Slopes, water and trees; oh, wow

This lake house consists of not much more than a few bedrooms, an entertaining space and a lot of glass. The simplicity ends here, however, and thus begins the complexity of a steep slope, big trees and clients with a desire to occasionally become escape artists.

The slope of the lake lot allows for different heights for the main house and master suite, which are separate but connected by a covered walkway. The owners, who love entertaining guests, sometimes feel the need to escape the noise, so the master suite is a separate building.

Creating a footprint that weaves through the trees — which were so important for the home-owners to save — required creativity and cooperation at the highest level. The lot really is two lots purchased near a home the builder — Altico Construction of Horseshoe Bay, Texas — built for the client’s neighbor, who recommended Altico to the client. The clients already were designing the house with Dick Clark Architecture of Austin.

“There was an elevation change between the master suite and main house because of the slope of the lot,” explains Cave Johnson, owner, Altico Construction. “On the opposite side, we had about a 4-ft. drop-off toward the lake and also had setbacks on the water. We had to get high enough out of the flood plain, too. If you don’t address factors like these during design, such as having a step and a half up from the main house to the sleeping area, you’ll have issues that will change your program once you start.”

Sites that slope, or present a challenge of any type, foster good architecture, says Dick Clark, owner, Dick Clark Architecture. “A challenging lot isn’t evil or bad; it’s just a challenge, and custom home architecture is always a challenge.”

In addition to its slope, the land also includes many large trees, which the owners wanted to preserve. “The rule was, if you think you have to cut a limb down, call the owner,” Johnson recalls. “They wanted us to leave every tree we could. When we had pump trucks on-site pouring the foundation, I was literally trying to direct the guy up and over a limb. The same thing happened with the cranes for steel erection. It was important to get the subs in this mind-set, too. We had to convince them we really wanted to save them.”

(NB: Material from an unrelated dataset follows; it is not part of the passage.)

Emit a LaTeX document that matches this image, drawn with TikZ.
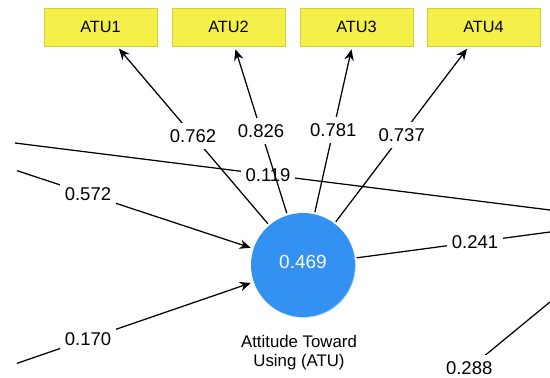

Site-specific challenges are just part of the deal, Clark says. “Challenging sites make interesting houses. The trees and weird shape of this lot is what it’s all about it; all of it makes the home a success. We didn’t want to take a single tree down. They provide shade and look nice. And they’re no challenge if you’re a creative architect. Ultimately they affected this design positively,” he adds.

Glass and more glass

If dealing with the slope and trees weren’t enough, Clark and Johnson needed to capture views of the lake as well. Fortunately for them, the lot sits on a peninsula, so views were plentiful. “This home is designed as an indoor/outdoor living space. On a lake there are breezes, so heat gain from all the glass doesn’t matter as much.” To reinforce the breezes’ cooling powers, Clark designed large overhangs that limit the sun’s ability to heat up the house.

The second floor features two windows — one 12 ft. and the other 16 ft. — that come together at a seamless joint. “It was difficult getting the seamless windows to come together so nicely, but the window supplier made it happen. They are vertical, straight and tight,” Johnson says.

Two large sliding doors create a similar effect on the main level, but are able to completely disappear into the walls. Johnson’s team created drains under the track that direct water onto the patio and into the landscape. “We knew there’d be a lot of rain blowing in, so we created the little trough in the tracks. The tracks that come with the doors include a weep hole on the exterior, but in this design there’s no place for water to weep because the tracks are set in concrete. So, we put a trench under it so the sill is an inch and a half above the concrete. It took some thinking to come up with, but the architect and glass company came together and made it work,” Johnson says.

The open floor plan was important to this home’s design. “On a weekend, there’s a minimum of 10 or 12 people staying at the home. They want to be together in one space,” Clark says. In this home, being together can take place indoors and out, simultaneously, in the three outdoor living spaces. “One outdoor space sits in front of the master bedroom, there’s one in front of the living room and one with a fire pit.”

To add interest to the home, Clark used board-formed concrete throughout it for an interesting effect. “The concept is to make concrete look like wood. The concrete oozes between the boards and takes on the texture of the wood; you can even see the knots in the wood. We like the 2x6 wood because of its width,” he says.